• _TO DO_: Copy out each line in the material below that has the word "source".

···

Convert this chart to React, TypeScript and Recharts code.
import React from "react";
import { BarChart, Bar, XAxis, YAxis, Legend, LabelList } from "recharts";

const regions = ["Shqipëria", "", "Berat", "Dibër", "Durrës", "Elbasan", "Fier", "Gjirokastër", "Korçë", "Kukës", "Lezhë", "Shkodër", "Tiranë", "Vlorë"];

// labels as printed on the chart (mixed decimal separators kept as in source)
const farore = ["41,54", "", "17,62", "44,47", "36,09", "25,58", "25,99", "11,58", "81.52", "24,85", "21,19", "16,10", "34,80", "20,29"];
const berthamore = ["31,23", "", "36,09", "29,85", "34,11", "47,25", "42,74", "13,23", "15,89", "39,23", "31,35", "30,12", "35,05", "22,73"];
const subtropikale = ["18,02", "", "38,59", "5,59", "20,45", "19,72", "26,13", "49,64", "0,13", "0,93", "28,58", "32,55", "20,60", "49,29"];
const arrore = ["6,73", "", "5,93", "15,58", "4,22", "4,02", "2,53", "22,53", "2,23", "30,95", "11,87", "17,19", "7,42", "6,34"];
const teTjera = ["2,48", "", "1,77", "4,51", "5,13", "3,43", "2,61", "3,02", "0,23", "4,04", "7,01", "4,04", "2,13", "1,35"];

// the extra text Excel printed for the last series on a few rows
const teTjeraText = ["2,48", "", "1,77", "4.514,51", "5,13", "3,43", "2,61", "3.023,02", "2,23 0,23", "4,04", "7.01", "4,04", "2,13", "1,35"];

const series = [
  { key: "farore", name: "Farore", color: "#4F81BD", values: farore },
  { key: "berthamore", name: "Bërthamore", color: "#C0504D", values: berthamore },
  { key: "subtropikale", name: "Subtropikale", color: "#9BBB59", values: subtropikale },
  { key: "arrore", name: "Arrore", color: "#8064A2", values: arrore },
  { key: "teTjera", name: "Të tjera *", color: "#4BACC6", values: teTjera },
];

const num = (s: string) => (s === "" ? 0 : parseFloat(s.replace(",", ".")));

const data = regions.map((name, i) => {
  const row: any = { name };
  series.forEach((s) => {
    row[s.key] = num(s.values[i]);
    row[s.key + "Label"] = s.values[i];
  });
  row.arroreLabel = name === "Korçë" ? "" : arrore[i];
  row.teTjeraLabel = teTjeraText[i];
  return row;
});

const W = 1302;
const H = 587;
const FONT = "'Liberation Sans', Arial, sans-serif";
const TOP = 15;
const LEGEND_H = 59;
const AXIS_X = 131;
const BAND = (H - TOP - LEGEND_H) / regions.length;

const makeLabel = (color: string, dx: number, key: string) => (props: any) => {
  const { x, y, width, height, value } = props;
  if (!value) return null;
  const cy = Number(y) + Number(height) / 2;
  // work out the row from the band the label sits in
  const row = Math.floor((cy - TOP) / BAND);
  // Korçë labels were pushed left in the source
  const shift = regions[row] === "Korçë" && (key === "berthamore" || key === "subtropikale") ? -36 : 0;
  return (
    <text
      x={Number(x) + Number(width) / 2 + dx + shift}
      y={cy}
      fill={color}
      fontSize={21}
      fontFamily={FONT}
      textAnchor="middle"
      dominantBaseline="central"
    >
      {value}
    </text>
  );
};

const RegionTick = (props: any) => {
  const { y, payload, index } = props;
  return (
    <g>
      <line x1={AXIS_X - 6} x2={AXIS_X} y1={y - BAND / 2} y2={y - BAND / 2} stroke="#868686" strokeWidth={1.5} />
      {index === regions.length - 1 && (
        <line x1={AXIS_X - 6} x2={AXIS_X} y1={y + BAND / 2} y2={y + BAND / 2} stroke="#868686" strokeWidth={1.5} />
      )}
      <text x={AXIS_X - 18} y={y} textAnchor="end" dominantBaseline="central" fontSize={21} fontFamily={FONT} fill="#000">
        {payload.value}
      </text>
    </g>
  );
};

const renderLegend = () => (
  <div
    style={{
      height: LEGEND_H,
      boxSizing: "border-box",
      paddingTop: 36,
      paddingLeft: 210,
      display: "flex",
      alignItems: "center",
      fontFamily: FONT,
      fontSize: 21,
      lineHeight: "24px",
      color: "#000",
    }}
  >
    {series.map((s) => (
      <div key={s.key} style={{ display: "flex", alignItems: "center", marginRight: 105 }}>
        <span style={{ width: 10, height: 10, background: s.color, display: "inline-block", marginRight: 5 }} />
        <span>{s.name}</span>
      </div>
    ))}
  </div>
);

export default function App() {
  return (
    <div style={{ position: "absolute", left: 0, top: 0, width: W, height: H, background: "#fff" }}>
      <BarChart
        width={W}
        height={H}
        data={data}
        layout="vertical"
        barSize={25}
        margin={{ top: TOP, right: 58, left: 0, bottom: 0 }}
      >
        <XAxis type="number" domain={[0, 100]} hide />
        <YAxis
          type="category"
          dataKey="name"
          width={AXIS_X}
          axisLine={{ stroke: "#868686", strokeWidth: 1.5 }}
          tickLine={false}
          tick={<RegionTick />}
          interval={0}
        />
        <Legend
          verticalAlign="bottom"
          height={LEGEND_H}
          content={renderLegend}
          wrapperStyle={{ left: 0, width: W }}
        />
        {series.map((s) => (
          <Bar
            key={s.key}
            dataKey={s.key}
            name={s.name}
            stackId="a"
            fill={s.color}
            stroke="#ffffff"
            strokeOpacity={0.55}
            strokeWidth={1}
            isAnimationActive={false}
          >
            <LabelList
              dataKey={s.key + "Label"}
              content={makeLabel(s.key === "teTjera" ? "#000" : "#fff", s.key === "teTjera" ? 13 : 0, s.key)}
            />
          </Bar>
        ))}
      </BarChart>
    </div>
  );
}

···

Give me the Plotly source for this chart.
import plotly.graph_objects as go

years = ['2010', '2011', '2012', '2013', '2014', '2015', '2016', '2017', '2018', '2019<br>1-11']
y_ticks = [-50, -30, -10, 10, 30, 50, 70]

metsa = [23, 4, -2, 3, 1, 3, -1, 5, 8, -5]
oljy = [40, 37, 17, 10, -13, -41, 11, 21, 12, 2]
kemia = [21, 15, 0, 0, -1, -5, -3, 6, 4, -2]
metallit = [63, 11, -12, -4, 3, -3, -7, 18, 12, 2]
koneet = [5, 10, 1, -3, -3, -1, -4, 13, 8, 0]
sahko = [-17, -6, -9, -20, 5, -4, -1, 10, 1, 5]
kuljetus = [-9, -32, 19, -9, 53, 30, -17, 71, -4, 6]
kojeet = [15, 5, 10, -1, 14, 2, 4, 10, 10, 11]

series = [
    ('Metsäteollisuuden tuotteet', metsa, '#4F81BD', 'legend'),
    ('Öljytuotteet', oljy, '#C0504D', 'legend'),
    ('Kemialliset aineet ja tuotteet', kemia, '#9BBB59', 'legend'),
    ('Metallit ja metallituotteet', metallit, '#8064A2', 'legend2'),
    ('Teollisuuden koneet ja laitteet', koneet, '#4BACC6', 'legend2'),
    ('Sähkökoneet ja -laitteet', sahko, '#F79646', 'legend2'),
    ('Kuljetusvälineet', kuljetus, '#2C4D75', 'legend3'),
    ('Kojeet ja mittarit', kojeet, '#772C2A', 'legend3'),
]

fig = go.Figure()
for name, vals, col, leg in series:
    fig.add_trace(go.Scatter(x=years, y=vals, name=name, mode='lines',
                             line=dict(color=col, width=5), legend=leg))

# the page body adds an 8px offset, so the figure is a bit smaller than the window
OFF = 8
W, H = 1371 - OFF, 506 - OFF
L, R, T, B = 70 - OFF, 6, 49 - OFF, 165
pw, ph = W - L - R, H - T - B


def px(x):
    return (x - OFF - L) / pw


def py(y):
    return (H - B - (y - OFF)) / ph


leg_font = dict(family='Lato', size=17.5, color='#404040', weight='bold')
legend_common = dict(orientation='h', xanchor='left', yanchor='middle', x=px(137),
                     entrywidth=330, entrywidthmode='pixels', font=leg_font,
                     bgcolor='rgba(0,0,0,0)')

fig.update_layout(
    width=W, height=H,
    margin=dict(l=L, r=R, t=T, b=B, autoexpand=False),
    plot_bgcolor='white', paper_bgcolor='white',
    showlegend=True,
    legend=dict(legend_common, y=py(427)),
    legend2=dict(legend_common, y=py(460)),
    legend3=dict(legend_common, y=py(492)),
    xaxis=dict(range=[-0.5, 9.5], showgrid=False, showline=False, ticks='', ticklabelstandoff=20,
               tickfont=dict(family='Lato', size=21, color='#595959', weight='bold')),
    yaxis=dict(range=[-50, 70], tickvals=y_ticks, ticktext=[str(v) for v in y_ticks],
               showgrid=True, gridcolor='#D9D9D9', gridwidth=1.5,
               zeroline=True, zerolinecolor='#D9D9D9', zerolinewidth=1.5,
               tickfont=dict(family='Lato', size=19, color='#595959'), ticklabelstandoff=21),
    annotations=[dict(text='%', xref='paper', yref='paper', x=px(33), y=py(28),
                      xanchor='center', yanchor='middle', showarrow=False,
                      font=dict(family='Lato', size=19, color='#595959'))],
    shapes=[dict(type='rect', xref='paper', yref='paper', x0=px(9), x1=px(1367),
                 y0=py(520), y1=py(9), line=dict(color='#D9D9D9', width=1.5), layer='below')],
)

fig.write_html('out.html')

···

• _FULL OUTPUT_:
// labels as printed on the chart (mixed decimal separators kept as in source)
  // Korçë labels were pushed left in the source
Give me the Plotly source for this chart.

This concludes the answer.